Brady violations. Massiah mishaps. Perjury. And snitches. Nobody likes snitches.
Except the Orange County District Attorney's Office. Actually, we'd venture a guess that all D.A.'s offices like snitches, since they make prosecutors' jobs easier. But the utility of a snitch is limited by Massiah, which prohibits the government from eliciting incriminating statements from a defendant after the right to counsel attaches.
And if the Orange County Public Defender's Office's motions are to be believed, that's exactly what the D.A's office was doing -- sending snitches to buddy-up to post-arraignment defendants who were in custody awaiting trial.
Scott Dekraai: Seal Beach Mass Murderer
For those of us living in California in 2011, Scott Dekraai's story will be unfortunately familiar. He walked into a hair salon and shot his estranged wife, then turned the gun on eight others. Only one victim survived. According to his attorneys' motion, he has already provided a full confession. The 505-page motion is asking the judge to take the death penalty off of the table due to the prosecutors' alleged misconduct.
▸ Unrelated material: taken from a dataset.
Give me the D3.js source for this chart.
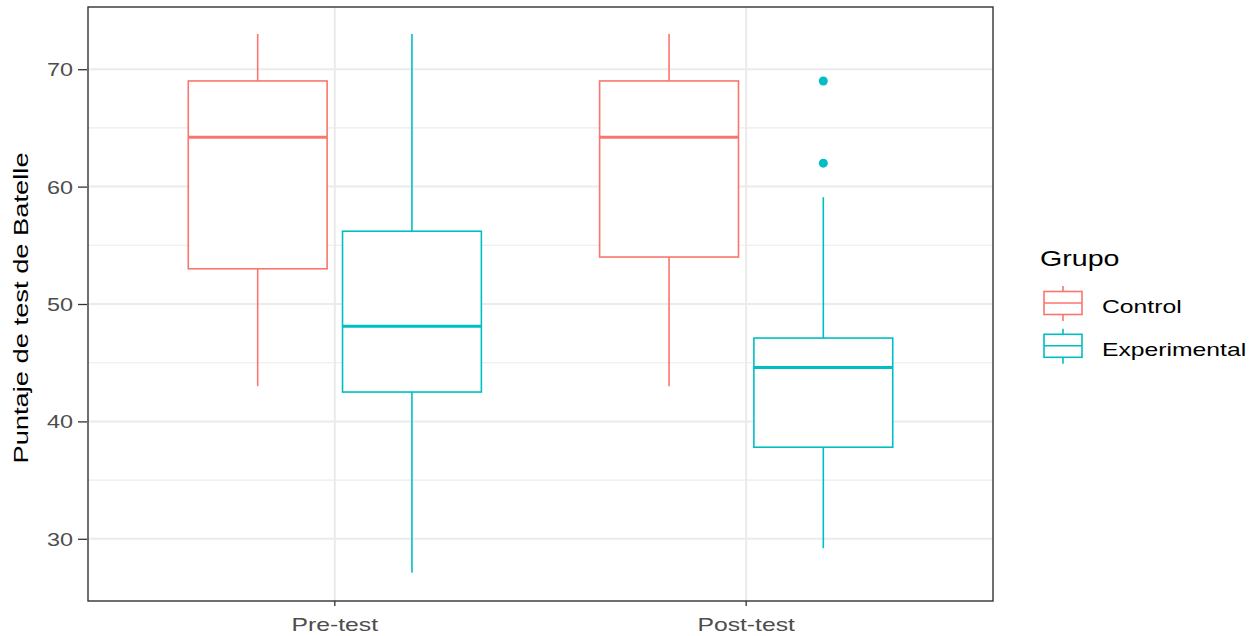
<!DOCTYPE html>
<html><head><meta charset="utf-8">
<script src="https://cdn.jsdelivr.net/npm/d3@7"></script>
<style>body{margin:0;background:#fff}svg{display:block;font-family:"Liberation Sans",Arial,sans-serif}</style>
</head><body><svg id="c" width="1258" height="636"></svg>
<script>
const categories = ["Pre-test", "Post-test"];
const groups = ["Control", "Experimental"];
const colors = ["#F8766D", "#00BFC4"];
// [lower whisker, Q1, median, Q3, upper whisker] per category, per group
const controlStats = [[43, 53, 64.2, 69, 73], [43, 54, 64.2, 69, 73]];
const experimentalStats = [[27.1, 42.5, 48.1, 56.2, 73], [29.2, 37.8, 44.6, 47.1, 59.1]];
const controlOutliers = [[], []];
const experimentalOutliers = [[], [69, 62]];
const yTicks = [30, 40, 50, 60, 70];
const yMinor = [35, 45, 55, 65];
const yTitle = "Puntaje de test de Batelle";
const legendTitle = "Grupo";

const STRETCH = 1.3;
function stretch(sel) {
  sel.each(function () {
    const w = this.getComputedTextLength();
    d3.select(this).attr("textLength", w * STRETCH).attr("lengthAdjust", "spacingAndGlyphs");
  });
}

const svg = d3.select("#c");
const L = 88, R = 993, T = 7, B = 601;
const y = d3.scaleLinear().domain([24.7, 75.3]).range([B, T]);
const x = d3.scaleLinear().domain([0.4, 2.6]).range([L, R]);
const stats = [controlStats, experimentalStats];
const outs = [controlOutliers, experimentalOutliers];

// grid
const g = svg.append("g");
g.selectAll(".mn").data(yMinor).join("line").attr("x1", L).attr("x2", R)
  .attr("y1", d => y(d)).attr("y2", d => y(d)).attr("stroke", "#EBEBEB").attr("stroke-width", 1.1);
g.selectAll(".mj").data(yTicks).join("line").attr("x1", L).attr("x2", R)
  .attr("y1", d => y(d)).attr("y2", d => y(d)).attr("stroke", "#EBEBEB").attr("stroke-width", 2);
g.selectAll(".mx").data(categories).join("line").attr("y1", T).attr("y2", B)
  .attr("x1", (d, i) => x(i + 1)).attr("x2", (d, i) => x(i + 1)).attr("stroke", "#EBEBEB").attr("stroke-width", 2);

// boxes
const halfW = 0.375 * 0.9 / 2;
groups.forEach((grp, gi) => {
  const col = colors[gi];
  categories.forEach((cat, ci) => {
    const s = stats[gi][ci];
    const cx = ci + 1 + (gi === 0 ? -0.1875 : 0.1875);
    const bg = svg.append("g");
    bg.append("line").attr("x1", x(cx)).attr("x2", x(cx)).attr("y1", y(s[4])).attr("y2", y(s[3]))
      .attr("stroke", col).attr("stroke-width", 1.6);
    bg.append("line").attr("x1", x(cx)).attr("x2", x(cx)).attr("y1", y(s[1])).attr("y2", y(s[0]))
      .attr("stroke", col).attr("stroke-width", 1.6);
    bg.append("rect").attr("x", x(cx - halfW)).attr("width", x(cx + halfW) - x(cx - halfW))
      .attr("y", y(s[3])).attr("height", y(s[1]) - y(s[3]))
      .attr("fill", "white").attr("stroke", col).attr("stroke-width", 1.6);
    bg.append("line").attr("x1", x(cx - halfW)).attr("x2", x(cx + halfW)).attr("y1", y(s[2])).attr("y2", y(s[2]))
      .attr("stroke", col).attr("stroke-width", 3);
    bg.selectAll("circle").data(outs[gi][ci]).join("circle").attr("cx", x(cx)).attr("cy", d => y(d))
      .attr("r", 4.5).attr("fill", col);
  });
});

// panel border
svg.append("rect").attr("x", L).attr("y", T).attr("width", R - L).attr("height", B - T)
  .attr("fill", "none").attr("stroke", "#333333").attr("stroke-width", 1.4);

// y axis
const ya = svg.append("g").attr("transform", `translate(${L},0)`)
  .call(d3.axisLeft(y).tickValues(yTicks).tickSize(10).tickPadding(5));
ya.select(".domain").remove();
ya.selectAll(".tick line").attr("stroke", "#333333").attr("stroke-width", 1.3).attr("x2", -10).attr("x1", -1);
ya.selectAll(".tick text").attr("fill", "#4D4D4D").style("font-size", "18px")
  .style("font-family", "Liberation Sans, Arial, sans-serif").attr("dy", "0.36em").call(stretch);

// x axis
const xb = d3.scaleBand().domain(categories).range([x(0.5), x(2.5)]);
const xa = svg.append("g").attr("transform", `translate(0,${B})`)
  .call(d3.axisBottom(xb).tickSize(5).tickPadding(0));
xa.select(".domain").remove();
xa.selectAll(".tick line").attr("stroke", "#333333").attr("stroke-width", 1.3);
xa.selectAll(".tick text").attr("fill", "#4D4D4D").style("font-size", "19px")
  .style("font-family", "Liberation Sans, Arial, sans-serif").attr("y", 30).attr("dy", 0).call(stretch);

// y title
svg.append("text").attr("transform", `translate(28,308) rotate(-90)`)
  .attr("text-anchor", "middle").style("font-size", "21px").attr("fill", "black").text(yTitle).call(stretch);

// legend
svg.append("text").attr("x", 1040).attr("y", 266).style("font-size", "22px").attr("fill", "black").text(legendTitle).call(stretch);
groups.forEach((grp, gi) => {
  const col = colors[gi];
  const top = 286 + gi * 42.8;
  const lg = svg.append("g");
  const kx = 1063;
  lg.append("line").attr("x1", kx).attr("x2", kx).attr("y1", top).attr("y2", top + 35).attr("stroke", col).attr("stroke-width", 1.6);
  lg.append("rect").attr("x", 1044).attr("y", top + 5.5).attr("width", 38).attr("height", 23)
    .attr("fill", "white").attr("stroke", col).attr("stroke-width", 1.6);
  lg.append("line").attr("x1", 1044).attr("x2", 1082).attr("y1", top + 17).attr("y2", top + 17).attr("stroke", col).attr("stroke-width", 1.6);
  lg.append("text").attr("x", 1102).attr("y", top + 27).style("font-size", "19px")
    .attr("fill", "black").text(grp).call(stretch);
});
</script></body></html>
The motion states:
"The Court-ordered discovery reveals investigative and discovery practices by the Dekraai prosecution team that are rooted in deception and concealment; an unchecked and lawless custodial informant program overseen by the OCDA; and a string of prosecutions which confirm a culture that confuses winning with justice--prosecutions marked by repeated and stunning Brady violations, suborned perjury, and a myriad of other misconduct." (link added)
Dekraai found himself in a cell next to a friendly fellow referred to as "Inmate F." This inmate befriended Dekraai and asked him for details about his crime, mental state, etc. He then, based on his conscience, came forward:
"It appeared that the prosecution had been the recipient of extraordinarily good luck. The inmate housed closest to Dekraai was a good listener, a great note taker, and someone so selfless that he wanted to assist the OCDA and local law enforcement without wishing for anything in return. OCDA Investigator Erickson's subsequently written report confirmed this picture of Inmate F. The prosecution promised nothing in return for his assistance, which was perfect for Inmate F. because he wanted nothing."
One of Dekraai's public defenders, Scott Sanders, stumbled upon Inmate F by happenstance, as he was also an informant in another case.
A discovery battle ensued, which dug up Inmate F's lengthy history, beginning with a police officer's note: "WAS TERMINATED AS A C.I. -- DO NOT USE AS A C.I." He is also reportedly a leader in the Mexican Mafia gang, has multiple third-strike convictions awaiting sentencing, and has allegedly conspired to kill fellow inmates.
And that whole "promised nothing in return for his assistance" bit? The motion quotes a hidden internal D.A. memo, sent to the prosecutor overseeing Inmate F's pending cases, noting that he was an informant in the Dekraai case and that "this memorandum is being directed to you for your consideration and information only."
Wink. Nod. Benefit? Either way, it almost certainly should've been Brady material.
Drop in the Bucket of Misconduct?
Note, by the way, that this is only through page 20. The rest of the memorandum dives into Inmate F's entire history as an informant, recorded conversations between the defendant and the informant, the hidden memo, concealment of Massiah and Brady violations, the discovery battle, alleged unlawful efforts to access Dekraai's psychological records, and other information on other custodial informants that were part of the same program.
There's also a 91-page motion to recuse the entire OCDA's office, which we haven't touched yet.
A hearing on the death penalty motion begins tomorrow, and is expected to take ten days. The recusal motion is set for March 7.